I have the following query which runs very slow (almost 50000 records)
SELECT
news.id,
news.title,
DATE_FORMAT(news.date_online,'%d %m %Y')AS newsNL_Date
news_categories.parent_id
FROM
news,
news_categories
WHERE
DATE(news.date_online)=2013-02-25
AND news.category_id = news_categories.id
AND news.date_online < NOW()
AND news.activated ='t'
ORDER BY
news.date_online DESC
I have MySQL client version 5.0.96
When I run a EXPLAIN EXTENDED call with this query, this is the result:
id select_type table type possible_keys key key_len ref rows Extra 1 SIMPLE news ref category_id,date_online,activated activated 1 const 43072 Using where; Using filesort 1 SIMPLE news_categories eq_ref PRIMARY,id PRIMARY 4 news_category_id 1
I have an index on the following columns news_id (primary key) date_online activated category_id
When I look at the EXPLAIN EXTENDED result, I see USING_WHERE; USING FILESORT. I know both of them are bad, but I don't know how to fix this.
Try adding indexes for date_online
(type B-tree).
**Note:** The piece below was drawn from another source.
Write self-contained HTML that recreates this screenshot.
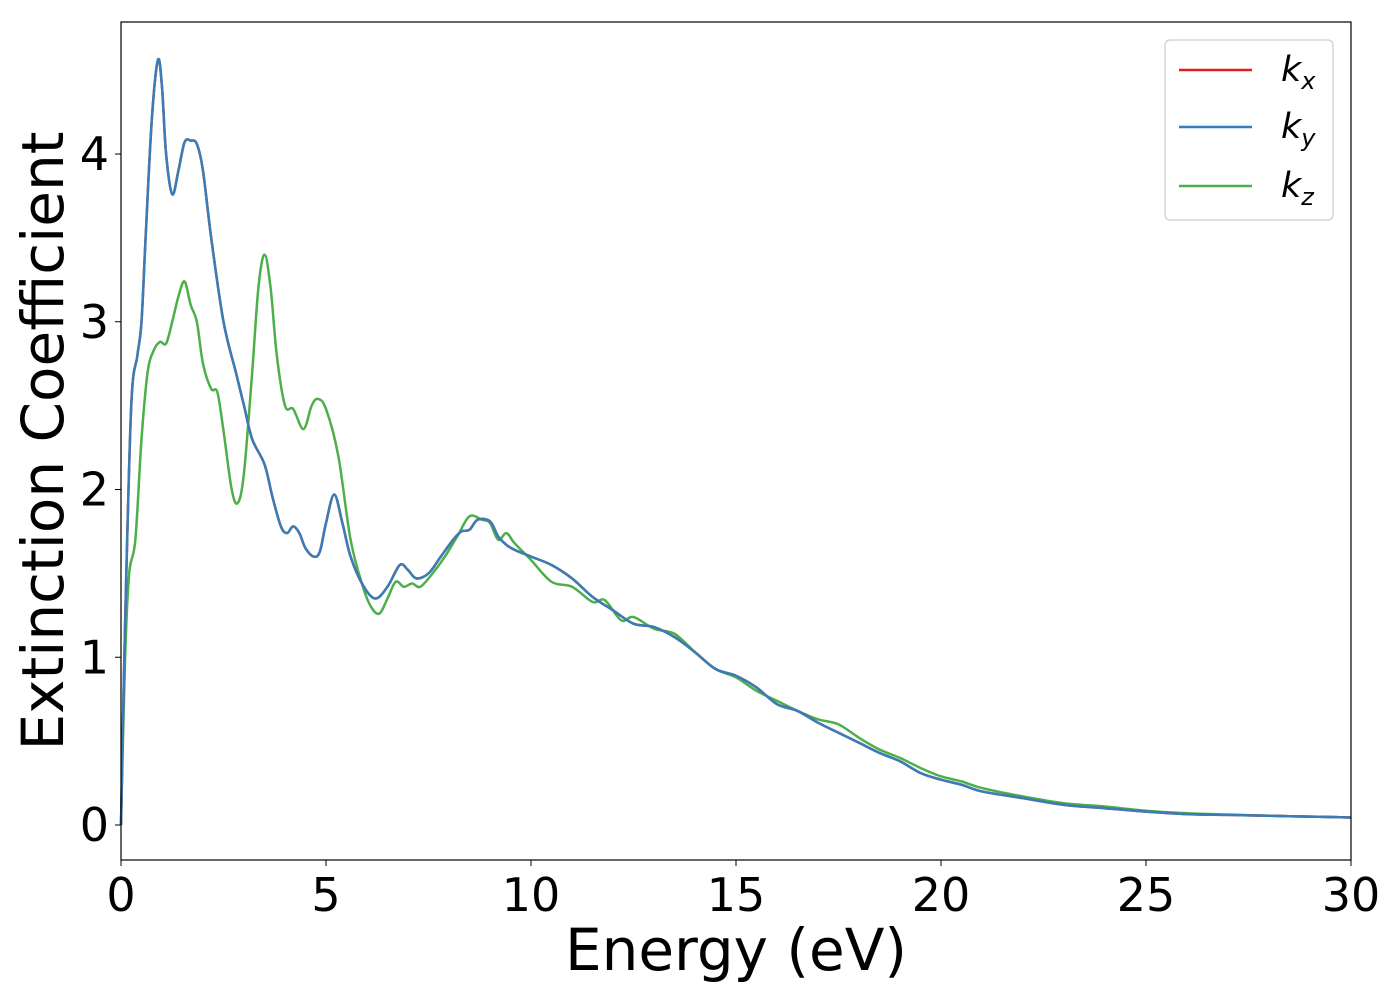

Also I would try to avoid using NOW() in the where close rather set it in a variable and use the variable instead.
I suppose the the id fields are keys so they are already indexed.
Use a LEFT JOIN and see the difference
SELECT
news.id,
news.title,
DATE_FORMAT(news.date_online,'%d %m %Y')AS newsNL_Date
news_categories.parent_id
FROM
news
LEFT JOIN news_categories ON news_categories.id = news.category_id
WHERE
DATE(news.date_online)= '2013-02-25'
AND DATE(news.date_online) < DATE(NOW())
AND news.activated ='t'
ORDER BY
news.date_online DESC
Further to the other worthwhile suggestions, you have DATE(news.date_online)=2013-02-25. This would seem to force MySQL to convert news.date_online to a different format for every row on the table. This will stop the indexes being useful.
Possibly change it to news.date_online BETWEEN '2013-02-25 00:00:00' AND '2013-02-25 23:59:59' which should (I think) allow the index on date_online to be used
Your query is getting data for a specific day, so in this case you can omit the AND news.date_online < NOW()
part (Maybe the query optimizer does this for you).
In the other case, where you want all active news without specifying a date_online
, you also should get rid of the NOW(). The problem is, that your query cannot be cached by the database, because it contains parts ( NOW() ) that are different for every execution. You can do this by providing a calculated constant there. If you omit let's say the minute part during comparison, it can be cached for max. 60 seconds.
Next, you should create a multi-column index for the columns that you are using, because I guess category_id
, date_online
and activated
are used in almost every query. This will make inserts a little slower, but from what it looks like (news application) there will be much more reads than inserts.